The neighbors believe the closeness will last long after the physical scars of the fire are gone.
Linda Pogacnik, a resident whose home was not damaged, helped organize neighborhood get-togethers. She and her husband, Hank, were considering moving from the neighborhood before the fire struck. Since then, they have decided against the move because of the neighborhood unity.
“Most of us did not know each other before the fire,” she said. “Now we are so close. We finally started meeting after 18 years.”
But even with the support of friends and neighbors, some residents are finding it difficult to return to the lives they enjoyed before the fire.
“There has been terrible stress,” said Oliver. “The mental adjustments, the dealing with the hassles, have been the hardest to take. It has been like a year without a home. We have a rented house with rented furniture but that’s not a home. We never put up pictures on the walls. We never unpacked the boxes of what few belongings we salvaged after the fire.
“It’s been like living out of a suitcase.
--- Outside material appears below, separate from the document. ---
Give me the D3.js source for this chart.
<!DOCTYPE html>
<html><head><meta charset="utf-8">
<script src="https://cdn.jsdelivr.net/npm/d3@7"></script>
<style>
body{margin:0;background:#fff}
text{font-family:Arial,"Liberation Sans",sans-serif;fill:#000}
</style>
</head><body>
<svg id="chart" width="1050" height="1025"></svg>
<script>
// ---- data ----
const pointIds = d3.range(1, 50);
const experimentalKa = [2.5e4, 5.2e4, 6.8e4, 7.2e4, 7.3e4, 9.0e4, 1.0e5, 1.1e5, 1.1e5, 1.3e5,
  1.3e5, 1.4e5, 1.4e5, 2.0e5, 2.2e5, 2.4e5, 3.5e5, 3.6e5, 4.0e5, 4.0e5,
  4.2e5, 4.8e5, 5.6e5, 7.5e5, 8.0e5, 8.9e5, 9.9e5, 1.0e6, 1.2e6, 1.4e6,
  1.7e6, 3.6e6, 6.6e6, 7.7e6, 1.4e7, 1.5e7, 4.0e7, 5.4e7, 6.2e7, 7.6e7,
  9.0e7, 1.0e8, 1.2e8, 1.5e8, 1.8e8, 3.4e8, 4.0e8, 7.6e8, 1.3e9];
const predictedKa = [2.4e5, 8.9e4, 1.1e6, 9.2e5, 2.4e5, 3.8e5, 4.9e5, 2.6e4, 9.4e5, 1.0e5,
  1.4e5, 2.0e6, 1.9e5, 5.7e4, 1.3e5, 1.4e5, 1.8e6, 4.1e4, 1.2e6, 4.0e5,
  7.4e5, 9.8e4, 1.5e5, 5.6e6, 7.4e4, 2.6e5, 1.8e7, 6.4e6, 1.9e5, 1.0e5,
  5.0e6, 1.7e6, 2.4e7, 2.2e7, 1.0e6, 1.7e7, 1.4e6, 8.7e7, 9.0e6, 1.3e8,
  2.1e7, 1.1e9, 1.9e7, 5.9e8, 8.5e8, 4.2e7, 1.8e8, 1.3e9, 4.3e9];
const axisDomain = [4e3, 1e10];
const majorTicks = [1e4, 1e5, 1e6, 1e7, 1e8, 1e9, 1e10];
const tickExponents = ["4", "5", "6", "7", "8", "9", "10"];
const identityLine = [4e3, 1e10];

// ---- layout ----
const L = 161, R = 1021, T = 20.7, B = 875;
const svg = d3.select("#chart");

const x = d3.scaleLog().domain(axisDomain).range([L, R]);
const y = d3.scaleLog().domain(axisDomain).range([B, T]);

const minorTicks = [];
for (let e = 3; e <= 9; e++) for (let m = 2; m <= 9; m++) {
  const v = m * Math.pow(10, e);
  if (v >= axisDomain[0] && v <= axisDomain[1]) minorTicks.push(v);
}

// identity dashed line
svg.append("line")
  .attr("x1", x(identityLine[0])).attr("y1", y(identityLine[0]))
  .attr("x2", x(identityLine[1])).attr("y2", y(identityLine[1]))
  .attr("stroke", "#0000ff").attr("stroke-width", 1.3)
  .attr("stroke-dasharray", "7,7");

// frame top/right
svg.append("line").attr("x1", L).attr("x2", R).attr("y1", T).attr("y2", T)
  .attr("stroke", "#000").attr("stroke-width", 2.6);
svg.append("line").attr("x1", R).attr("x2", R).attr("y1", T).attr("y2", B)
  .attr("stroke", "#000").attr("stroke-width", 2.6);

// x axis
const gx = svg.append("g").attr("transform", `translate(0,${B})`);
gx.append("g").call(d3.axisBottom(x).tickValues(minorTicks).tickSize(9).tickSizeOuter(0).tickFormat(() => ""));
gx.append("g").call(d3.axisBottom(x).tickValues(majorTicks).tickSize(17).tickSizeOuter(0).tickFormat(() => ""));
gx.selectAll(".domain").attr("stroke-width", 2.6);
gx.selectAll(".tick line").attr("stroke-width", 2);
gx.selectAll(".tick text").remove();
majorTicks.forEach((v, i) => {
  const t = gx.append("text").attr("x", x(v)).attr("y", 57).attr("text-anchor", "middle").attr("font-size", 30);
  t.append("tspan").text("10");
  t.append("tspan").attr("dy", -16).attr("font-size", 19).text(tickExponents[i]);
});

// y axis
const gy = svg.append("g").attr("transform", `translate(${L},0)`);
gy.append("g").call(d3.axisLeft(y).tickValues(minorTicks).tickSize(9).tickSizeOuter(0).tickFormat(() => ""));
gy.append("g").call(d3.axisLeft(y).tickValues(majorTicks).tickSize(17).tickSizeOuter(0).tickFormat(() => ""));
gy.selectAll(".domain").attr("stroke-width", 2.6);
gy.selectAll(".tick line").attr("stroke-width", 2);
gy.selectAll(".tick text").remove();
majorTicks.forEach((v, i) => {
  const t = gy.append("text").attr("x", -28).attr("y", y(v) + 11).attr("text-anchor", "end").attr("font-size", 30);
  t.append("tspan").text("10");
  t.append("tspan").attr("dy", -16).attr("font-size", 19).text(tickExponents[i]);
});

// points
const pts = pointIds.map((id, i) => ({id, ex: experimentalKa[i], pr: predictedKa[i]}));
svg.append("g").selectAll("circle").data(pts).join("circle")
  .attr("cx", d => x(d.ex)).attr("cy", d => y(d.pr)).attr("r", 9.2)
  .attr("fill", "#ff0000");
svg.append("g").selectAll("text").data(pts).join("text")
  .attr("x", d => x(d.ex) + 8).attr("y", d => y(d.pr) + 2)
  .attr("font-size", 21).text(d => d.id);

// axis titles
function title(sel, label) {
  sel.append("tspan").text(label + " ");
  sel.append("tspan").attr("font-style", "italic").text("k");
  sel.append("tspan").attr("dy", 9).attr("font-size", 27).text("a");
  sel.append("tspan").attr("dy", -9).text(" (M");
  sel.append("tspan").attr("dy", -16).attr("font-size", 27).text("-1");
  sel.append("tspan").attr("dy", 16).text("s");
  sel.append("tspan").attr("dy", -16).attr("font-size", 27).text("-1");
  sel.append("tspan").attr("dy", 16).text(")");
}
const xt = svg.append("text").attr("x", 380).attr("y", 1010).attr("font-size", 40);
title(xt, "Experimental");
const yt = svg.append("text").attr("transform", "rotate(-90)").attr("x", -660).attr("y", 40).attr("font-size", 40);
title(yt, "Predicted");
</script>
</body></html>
It gets depressing.”
Those who have already rebuilt their homes or are waiting for construction to be completed said the decision to return to the neighborhood came easily, despite the delays and the prospect that a quirk of nature could bring another devastating fire at any time.
“I figure that fires like this come about every 20 years,” Oliver said. “So I think we’ll have a lot of good years before it happens again.”
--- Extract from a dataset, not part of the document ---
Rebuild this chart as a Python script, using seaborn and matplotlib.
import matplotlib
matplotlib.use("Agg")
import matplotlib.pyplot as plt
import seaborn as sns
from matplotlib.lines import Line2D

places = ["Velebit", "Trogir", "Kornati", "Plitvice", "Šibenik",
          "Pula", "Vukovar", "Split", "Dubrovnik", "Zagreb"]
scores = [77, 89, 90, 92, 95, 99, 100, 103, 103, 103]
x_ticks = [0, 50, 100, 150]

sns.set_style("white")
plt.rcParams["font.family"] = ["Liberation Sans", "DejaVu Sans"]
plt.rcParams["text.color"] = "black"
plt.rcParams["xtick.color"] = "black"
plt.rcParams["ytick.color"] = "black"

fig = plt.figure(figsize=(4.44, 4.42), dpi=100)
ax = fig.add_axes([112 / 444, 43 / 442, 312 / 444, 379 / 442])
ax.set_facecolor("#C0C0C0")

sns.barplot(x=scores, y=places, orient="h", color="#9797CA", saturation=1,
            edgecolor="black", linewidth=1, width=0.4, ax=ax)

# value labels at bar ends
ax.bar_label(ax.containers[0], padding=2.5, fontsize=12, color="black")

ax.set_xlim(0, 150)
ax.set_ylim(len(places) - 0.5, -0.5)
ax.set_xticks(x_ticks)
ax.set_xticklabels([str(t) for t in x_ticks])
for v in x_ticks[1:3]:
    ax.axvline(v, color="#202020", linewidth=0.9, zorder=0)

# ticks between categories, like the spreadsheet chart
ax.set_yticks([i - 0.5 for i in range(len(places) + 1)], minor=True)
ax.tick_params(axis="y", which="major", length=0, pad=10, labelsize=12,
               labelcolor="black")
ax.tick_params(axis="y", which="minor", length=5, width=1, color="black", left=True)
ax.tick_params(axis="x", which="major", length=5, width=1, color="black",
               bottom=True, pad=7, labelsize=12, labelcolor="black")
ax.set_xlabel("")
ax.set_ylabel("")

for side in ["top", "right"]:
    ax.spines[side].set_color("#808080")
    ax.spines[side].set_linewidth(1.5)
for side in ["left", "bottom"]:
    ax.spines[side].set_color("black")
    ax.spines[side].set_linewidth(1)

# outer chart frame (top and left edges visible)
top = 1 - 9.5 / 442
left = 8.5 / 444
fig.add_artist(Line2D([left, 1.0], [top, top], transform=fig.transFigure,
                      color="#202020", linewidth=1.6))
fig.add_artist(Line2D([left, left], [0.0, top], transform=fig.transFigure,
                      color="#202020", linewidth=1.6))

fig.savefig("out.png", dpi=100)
“We have always loved the canyon and the hills,” added Linda Struthoff. “We know it could happen again but we want to come back. This is our home.”
Still, the dreadful memory of the fire and the fear that came with it has brought changes.
Last month, just a few days after Ann Friedman, her husband and two sons moved into their rebuilt home, a brush fire broke out in the hills above Sylmar. Friedman got the word from a neighbor who called. She then ran across the street and up the stairs of an empty house still being rebuilt. From the top floor, she could see across Aliso Canyon and spotted the smoke above Sylmar.
Friedman ran back to her home and began gathering up legal documents, important papers and photographs--things she did not have the time to save when the fire struck last December. This time she was ready to evacuate. But she need not have bothered. The fire never came close.
“It was weird,” she said. “I started freaking out. It was like, ‘here we go again.’ I ran around and got ready and the fire was probably 10 miles away.”